**STORED DATA:**
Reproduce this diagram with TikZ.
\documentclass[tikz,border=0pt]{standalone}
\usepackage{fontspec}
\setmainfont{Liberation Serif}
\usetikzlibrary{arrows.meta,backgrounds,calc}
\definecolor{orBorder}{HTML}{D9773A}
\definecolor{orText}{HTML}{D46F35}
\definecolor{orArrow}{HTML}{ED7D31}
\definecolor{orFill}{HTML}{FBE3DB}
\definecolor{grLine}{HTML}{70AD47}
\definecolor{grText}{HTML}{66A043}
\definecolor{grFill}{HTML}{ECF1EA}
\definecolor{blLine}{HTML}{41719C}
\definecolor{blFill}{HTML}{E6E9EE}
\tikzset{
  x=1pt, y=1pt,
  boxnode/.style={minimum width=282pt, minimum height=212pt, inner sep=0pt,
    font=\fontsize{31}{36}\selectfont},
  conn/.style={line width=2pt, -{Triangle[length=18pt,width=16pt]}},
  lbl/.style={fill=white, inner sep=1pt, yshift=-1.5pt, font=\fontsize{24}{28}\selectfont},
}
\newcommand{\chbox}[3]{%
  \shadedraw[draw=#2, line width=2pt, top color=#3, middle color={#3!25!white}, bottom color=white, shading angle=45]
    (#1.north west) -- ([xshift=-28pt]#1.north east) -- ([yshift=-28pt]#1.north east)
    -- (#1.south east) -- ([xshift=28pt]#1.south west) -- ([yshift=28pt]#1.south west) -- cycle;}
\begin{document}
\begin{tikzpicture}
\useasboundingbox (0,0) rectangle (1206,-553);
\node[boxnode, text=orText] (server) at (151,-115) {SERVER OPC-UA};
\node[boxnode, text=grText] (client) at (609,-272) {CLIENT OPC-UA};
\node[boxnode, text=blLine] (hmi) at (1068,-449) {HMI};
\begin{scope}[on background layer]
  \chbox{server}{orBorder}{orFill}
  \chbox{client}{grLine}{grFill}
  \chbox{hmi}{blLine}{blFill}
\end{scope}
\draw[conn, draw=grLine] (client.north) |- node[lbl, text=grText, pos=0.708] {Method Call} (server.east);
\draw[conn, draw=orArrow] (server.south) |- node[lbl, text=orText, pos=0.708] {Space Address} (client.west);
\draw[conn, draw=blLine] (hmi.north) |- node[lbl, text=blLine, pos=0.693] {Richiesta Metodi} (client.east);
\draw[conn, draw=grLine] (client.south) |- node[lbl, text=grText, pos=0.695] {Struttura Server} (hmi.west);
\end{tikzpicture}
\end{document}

**SHORT EXERCISE:** Output the full listing exactly as it stands.

**OUTPUT FOR THIS EXERCISE:**
Reproduce this diagram with TikZ.
\documentclass[tikz,border=0pt]{standalone}
\usepackage{fontspec}
\setmainfont{Liberation Serif}
\usetikzlibrary{arrows.meta,backgrounds,calc}
\definecolor{orBorder}{HTML}{D9773A}
\definecolor{orText}{HTML}{D46F35}
\definecolor{orArrow}{HTML}{ED7D31}
\definecolor{orFill}{HTML}{FBE3DB}
\definecolor{grLine}{HTML}{70AD47}
\definecolor{grText}{HTML}{66A043}
\definecolor{grFill}{HTML}{ECF1EA}
\definecolor{blLine}{HTML}{41719C}
\definecolor{blFill}{HTML}{E6E9EE}
\tikzset{
  x=1pt, y=1pt,
  boxnode/.style={minimum width=282pt, minimum height=212pt, inner sep=0pt,
    font=\fontsize{31}{36}\selectfont},
  conn/.style={line width=2pt, -{Triangle[length=18pt,width=16pt]}},
  lbl/.style={fill=white, inner sep=1pt, yshift=-1.5pt, font=\fontsize{24}{28}\selectfont},
}
\newcommand{\chbox}[3]{%
  \shadedraw[draw=#2, line width=2pt, top color=#3, middle color={#3!25!white}, bottom color=white, shading angle=45]
    (#1.north west) -- ([xshift=-28pt]#1.north east) -- ([yshift=-28pt]#1.north east)
    -- (#1.south east) -- ([xshift=28pt]#1.south west) -- ([yshift=28pt]#1.south west) -- cycle;}
\begin{document}
\begin{tikzpicture}
\useasboundingbox (0,0) rectangle (1206,-553);
\node[boxnode, text=orText] (server) at (151,-115) {SERVER OPC-UA};
\node[boxnode, text=grText] (client) at (609,-272) {CLIENT OPC-UA};
\node[boxnode, text=blLine] (hmi) at (1068,-449) {HMI};
\begin{scope}[on background layer]
  \chbox{server}{orBorder}{orFill}
  \chbox{client}{grLine}{grFill}
  \chbox{hmi}{blLine}{blFill}
\end{scope}
\draw[conn, draw=grLine] (client.north) |- node[lbl, text=grText, pos=0.708] {Method Call} (server.east);
\draw[conn, draw=orArrow] (server.south) |- node[lbl, text=orText, pos=0.708] {Space Address} (client.west);
\draw[conn, draw=blLine] (hmi.north) |- node[lbl, text=blLine, pos=0.693] {Richiesta Metodi} (client.east);
\draw[conn, draw=grLine] (client.south) |- node[lbl, text=grText, pos=0.695] {Struttura Server} (hmi.west);
\end{tikzpicture}
\end{document}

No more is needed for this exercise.